◆ PROBLEM TO SOLVE
Go through the records and show each line where the word "this" occurs.

··· MATERIAL TO PROCESS ···

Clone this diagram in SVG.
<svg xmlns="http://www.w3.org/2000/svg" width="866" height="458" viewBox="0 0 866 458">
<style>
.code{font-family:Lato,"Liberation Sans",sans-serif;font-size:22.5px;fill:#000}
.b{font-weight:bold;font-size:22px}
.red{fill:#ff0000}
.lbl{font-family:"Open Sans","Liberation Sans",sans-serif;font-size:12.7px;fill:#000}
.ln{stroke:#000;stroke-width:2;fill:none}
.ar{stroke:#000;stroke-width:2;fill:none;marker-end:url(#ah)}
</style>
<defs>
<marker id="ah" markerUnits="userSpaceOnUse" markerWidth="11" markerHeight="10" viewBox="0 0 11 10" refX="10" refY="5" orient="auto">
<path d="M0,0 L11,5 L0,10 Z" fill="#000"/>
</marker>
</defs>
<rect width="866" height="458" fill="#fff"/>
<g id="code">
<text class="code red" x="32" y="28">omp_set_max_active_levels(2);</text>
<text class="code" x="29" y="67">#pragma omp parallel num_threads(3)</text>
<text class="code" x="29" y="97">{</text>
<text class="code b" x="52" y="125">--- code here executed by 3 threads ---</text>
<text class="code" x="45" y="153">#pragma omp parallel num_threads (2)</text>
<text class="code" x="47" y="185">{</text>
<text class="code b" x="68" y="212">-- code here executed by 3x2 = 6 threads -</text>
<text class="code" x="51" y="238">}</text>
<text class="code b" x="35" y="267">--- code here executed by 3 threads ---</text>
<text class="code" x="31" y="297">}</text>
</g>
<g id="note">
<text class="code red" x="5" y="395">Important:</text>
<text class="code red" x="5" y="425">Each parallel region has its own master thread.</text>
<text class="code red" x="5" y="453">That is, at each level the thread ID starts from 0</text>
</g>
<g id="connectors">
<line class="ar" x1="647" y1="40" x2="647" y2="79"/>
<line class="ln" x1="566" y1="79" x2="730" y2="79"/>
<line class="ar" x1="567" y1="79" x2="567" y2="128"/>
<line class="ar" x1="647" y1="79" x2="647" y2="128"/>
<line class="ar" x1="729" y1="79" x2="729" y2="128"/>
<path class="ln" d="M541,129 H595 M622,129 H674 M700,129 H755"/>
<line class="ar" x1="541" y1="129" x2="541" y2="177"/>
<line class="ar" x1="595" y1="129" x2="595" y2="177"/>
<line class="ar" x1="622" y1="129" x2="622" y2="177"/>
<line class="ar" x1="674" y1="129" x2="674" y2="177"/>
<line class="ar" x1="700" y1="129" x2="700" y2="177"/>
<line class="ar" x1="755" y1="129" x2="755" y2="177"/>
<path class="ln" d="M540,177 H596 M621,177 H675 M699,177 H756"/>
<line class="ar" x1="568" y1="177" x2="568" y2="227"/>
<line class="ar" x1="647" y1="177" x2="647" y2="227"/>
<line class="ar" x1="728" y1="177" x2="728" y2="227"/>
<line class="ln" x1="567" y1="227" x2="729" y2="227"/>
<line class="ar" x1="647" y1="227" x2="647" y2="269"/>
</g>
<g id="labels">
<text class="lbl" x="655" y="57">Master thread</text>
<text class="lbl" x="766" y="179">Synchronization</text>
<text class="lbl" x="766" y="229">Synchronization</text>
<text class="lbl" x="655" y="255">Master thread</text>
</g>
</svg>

···
··· MATERIAL TO PROCESS ···

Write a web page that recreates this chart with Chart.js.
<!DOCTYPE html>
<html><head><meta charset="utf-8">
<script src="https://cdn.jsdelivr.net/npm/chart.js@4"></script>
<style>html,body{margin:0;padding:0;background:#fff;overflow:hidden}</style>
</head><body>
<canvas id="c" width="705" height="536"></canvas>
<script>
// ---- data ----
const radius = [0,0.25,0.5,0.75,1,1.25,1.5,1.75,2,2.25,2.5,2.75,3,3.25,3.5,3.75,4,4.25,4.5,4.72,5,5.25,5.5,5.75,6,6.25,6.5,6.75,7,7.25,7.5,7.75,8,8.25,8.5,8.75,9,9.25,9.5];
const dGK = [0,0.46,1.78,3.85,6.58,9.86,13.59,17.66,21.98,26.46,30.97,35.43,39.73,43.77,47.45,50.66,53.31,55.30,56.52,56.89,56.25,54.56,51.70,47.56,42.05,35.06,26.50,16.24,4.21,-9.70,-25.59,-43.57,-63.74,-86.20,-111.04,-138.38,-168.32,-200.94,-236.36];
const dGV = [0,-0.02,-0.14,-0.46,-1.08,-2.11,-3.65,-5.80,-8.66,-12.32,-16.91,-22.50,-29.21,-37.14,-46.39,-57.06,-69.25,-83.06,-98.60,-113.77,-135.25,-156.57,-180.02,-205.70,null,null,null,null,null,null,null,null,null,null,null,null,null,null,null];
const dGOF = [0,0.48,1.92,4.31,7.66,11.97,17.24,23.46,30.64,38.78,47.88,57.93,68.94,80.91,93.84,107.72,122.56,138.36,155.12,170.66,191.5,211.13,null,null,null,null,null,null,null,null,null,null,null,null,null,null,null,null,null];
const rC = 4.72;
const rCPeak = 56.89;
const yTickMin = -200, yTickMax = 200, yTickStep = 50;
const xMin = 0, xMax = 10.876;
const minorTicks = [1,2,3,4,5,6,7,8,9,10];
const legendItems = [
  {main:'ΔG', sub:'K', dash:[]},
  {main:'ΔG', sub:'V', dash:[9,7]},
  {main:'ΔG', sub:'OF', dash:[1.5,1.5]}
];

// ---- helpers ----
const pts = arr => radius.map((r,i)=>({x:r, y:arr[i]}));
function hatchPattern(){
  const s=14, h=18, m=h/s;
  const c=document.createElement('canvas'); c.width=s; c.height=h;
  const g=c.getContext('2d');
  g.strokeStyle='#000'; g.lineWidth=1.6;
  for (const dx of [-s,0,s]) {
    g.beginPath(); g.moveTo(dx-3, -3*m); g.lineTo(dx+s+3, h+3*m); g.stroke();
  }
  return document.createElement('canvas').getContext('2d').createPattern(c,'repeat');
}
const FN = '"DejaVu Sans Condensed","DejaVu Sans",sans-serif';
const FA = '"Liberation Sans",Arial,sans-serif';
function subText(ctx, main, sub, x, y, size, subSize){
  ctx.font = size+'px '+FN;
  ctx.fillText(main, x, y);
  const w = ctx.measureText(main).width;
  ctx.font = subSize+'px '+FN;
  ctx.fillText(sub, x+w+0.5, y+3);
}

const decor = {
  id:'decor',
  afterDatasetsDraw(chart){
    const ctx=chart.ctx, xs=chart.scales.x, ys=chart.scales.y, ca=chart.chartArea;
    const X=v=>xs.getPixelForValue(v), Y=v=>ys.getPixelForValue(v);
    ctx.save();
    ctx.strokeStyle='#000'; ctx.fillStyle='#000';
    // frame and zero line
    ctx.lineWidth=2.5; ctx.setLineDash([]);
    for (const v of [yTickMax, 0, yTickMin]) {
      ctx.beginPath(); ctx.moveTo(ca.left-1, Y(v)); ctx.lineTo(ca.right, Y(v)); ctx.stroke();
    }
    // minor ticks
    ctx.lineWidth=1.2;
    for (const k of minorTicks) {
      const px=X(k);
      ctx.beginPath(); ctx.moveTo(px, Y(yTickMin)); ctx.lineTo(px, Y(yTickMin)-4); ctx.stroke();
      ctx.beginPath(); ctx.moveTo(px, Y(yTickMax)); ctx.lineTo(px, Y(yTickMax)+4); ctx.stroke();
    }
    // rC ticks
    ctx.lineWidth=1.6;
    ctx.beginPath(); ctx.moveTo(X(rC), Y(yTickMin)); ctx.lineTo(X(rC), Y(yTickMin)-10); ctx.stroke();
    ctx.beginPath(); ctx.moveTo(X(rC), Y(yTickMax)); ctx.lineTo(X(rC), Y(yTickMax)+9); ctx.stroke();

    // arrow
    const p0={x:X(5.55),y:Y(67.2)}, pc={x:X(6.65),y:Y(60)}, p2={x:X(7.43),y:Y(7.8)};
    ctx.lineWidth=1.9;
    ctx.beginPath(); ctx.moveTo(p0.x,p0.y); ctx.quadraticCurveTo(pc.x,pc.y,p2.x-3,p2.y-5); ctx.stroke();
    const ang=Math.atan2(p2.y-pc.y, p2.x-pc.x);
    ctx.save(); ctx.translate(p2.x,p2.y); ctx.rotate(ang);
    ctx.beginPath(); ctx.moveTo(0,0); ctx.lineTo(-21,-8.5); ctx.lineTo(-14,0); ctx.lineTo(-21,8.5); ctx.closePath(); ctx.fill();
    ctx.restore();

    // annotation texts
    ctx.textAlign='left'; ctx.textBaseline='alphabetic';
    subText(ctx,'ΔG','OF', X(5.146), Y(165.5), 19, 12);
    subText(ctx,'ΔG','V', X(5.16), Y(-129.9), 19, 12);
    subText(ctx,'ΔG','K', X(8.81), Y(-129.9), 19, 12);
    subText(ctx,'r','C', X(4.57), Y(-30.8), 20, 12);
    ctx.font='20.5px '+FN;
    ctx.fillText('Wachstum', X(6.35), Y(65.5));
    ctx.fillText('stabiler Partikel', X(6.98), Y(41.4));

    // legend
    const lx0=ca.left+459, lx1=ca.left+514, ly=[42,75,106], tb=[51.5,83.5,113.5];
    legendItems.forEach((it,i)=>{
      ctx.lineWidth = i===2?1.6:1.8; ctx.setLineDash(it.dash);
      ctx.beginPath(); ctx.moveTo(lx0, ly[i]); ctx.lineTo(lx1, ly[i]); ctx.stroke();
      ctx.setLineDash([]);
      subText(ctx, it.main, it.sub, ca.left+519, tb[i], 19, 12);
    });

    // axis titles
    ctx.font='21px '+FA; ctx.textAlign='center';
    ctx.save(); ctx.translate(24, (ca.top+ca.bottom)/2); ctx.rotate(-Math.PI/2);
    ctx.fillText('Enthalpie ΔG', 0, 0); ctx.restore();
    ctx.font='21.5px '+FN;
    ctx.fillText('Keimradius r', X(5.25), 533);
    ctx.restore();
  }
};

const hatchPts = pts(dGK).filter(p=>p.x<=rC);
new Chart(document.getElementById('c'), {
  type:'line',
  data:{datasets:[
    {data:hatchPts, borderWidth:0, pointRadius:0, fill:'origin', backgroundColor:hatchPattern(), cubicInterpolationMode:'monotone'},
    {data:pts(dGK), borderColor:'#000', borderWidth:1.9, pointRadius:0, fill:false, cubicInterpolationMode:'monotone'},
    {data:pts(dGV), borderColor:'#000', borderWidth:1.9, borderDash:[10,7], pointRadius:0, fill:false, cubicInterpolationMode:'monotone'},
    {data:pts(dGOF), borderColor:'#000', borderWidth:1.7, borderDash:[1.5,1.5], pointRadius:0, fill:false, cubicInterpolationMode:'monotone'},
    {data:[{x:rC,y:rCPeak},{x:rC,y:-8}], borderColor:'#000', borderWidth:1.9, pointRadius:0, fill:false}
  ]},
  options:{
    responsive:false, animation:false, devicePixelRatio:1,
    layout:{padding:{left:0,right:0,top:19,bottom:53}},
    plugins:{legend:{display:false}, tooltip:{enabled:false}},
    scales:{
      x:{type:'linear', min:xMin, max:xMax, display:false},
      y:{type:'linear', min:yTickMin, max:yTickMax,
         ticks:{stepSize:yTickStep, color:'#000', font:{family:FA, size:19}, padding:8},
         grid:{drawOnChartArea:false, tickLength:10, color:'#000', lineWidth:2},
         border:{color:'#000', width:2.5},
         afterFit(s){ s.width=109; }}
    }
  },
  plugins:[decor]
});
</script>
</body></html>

···

◆ ANSWER IN FULL
Clone this diagram in SVG.
Write a web page that recreates this chart with Chart.js.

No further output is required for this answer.